■ Records
+---+

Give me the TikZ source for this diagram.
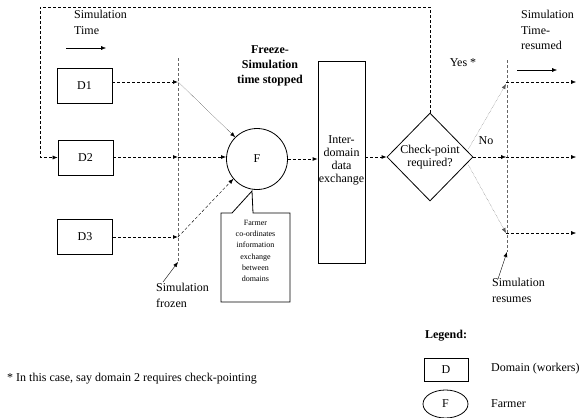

+---+

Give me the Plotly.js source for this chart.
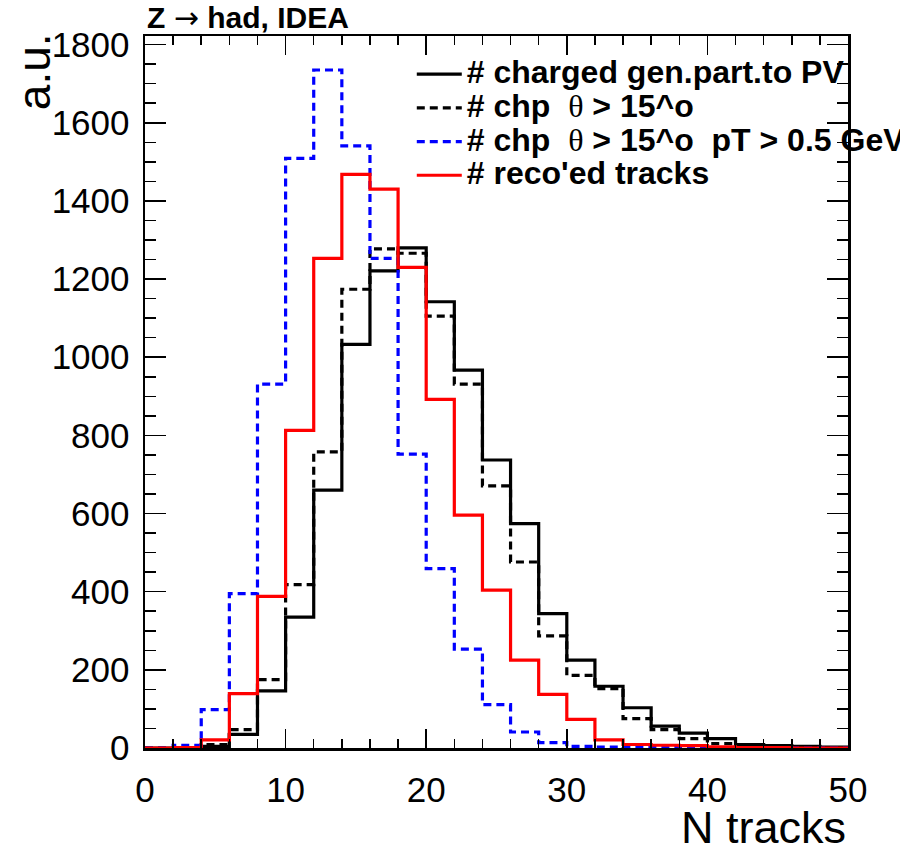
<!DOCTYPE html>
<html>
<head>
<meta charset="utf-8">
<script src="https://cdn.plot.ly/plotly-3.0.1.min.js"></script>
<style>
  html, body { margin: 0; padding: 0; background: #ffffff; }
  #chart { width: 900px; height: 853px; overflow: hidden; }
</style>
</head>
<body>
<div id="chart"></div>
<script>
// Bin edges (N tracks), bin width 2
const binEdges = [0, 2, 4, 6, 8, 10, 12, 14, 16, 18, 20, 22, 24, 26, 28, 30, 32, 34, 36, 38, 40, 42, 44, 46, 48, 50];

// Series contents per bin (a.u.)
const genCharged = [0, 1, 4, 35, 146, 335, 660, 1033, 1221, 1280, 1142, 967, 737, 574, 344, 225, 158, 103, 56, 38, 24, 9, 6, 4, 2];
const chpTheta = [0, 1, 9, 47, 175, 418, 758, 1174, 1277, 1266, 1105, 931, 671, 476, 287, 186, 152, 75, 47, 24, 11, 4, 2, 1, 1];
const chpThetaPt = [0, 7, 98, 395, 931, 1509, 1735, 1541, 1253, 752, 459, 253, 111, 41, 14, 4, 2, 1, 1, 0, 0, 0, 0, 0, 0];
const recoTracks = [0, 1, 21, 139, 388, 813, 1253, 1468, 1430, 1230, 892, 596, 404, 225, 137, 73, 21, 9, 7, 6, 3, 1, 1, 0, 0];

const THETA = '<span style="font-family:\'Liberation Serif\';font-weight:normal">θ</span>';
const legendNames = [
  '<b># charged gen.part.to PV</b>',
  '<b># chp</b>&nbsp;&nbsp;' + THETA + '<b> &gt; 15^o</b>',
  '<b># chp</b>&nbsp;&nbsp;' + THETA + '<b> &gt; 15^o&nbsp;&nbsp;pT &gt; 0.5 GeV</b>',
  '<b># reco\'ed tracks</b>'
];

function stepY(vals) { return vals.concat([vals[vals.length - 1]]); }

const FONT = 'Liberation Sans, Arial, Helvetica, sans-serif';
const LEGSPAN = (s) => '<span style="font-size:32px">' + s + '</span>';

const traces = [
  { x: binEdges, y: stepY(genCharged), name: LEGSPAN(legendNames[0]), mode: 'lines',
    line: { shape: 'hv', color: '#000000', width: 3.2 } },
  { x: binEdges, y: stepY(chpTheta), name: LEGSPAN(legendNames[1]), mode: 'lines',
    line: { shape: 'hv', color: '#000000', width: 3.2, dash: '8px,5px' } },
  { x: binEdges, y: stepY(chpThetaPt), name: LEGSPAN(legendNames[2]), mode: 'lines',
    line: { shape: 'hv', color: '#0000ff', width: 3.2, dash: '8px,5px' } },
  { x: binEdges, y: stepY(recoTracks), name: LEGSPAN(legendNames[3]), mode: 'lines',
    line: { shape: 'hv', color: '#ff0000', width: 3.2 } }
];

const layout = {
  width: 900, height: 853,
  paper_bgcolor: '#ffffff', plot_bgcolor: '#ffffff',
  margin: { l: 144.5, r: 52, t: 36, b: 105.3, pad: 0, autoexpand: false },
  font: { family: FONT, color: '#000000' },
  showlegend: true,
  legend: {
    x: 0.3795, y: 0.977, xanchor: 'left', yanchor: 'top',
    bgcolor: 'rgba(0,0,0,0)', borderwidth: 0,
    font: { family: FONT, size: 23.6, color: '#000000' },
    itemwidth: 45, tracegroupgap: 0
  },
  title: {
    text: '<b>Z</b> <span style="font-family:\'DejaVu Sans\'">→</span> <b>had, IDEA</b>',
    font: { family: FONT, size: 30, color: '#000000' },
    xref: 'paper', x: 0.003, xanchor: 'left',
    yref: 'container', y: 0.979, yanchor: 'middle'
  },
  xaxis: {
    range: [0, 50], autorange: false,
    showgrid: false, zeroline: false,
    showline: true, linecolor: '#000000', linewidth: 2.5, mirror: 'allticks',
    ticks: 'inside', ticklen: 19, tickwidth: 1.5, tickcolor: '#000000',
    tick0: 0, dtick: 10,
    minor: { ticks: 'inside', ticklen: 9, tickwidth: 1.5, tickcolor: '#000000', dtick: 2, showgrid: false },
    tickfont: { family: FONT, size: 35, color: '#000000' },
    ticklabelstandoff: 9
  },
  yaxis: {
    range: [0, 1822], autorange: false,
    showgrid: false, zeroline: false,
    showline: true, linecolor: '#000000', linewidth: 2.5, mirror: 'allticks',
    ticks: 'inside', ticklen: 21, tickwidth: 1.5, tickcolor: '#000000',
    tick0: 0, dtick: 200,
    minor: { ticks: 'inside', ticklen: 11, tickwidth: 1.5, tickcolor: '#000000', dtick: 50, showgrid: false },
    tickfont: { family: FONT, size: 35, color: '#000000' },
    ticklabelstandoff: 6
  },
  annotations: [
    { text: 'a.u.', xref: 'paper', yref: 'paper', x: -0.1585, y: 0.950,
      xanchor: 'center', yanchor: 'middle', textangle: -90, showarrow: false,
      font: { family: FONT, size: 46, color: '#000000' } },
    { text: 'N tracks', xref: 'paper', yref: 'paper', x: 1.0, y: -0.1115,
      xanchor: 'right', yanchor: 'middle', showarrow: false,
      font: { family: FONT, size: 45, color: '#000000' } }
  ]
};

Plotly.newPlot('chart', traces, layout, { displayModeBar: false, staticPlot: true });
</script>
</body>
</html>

+---+

■ Exercise
Only the lines from the one with "Give me the Plotly.js source for this chart." down to the one with "46, 48, 50];" belong in your copy, both ends included; write them out exactly and skip any pictures.

■ Task solution
Give me the Plotly.js source for this chart.
<!DOCTYPE html>
<html>
<head>
<meta charset="utf-8">
<script src="https://cdn.plot.ly/plotly-3.0.1.min.js"></script>
<style>
  html, body { margin: 0; padding: 0; background: #ffffff; }
  #chart { width: 900px; height: 853px; overflow: hidden; }
</style>
</head>
<body>
<div id="chart"></div>
<script>
// Bin edges (N tracks), bin width 2
const binEdges = [0, 2, 4, 6, 8, 10, 12, 14, 16, 18, 20, 22, 24, 26, 28, 30, 32, 34, 36, 38, 40, 42, 44, 46, 48, 50];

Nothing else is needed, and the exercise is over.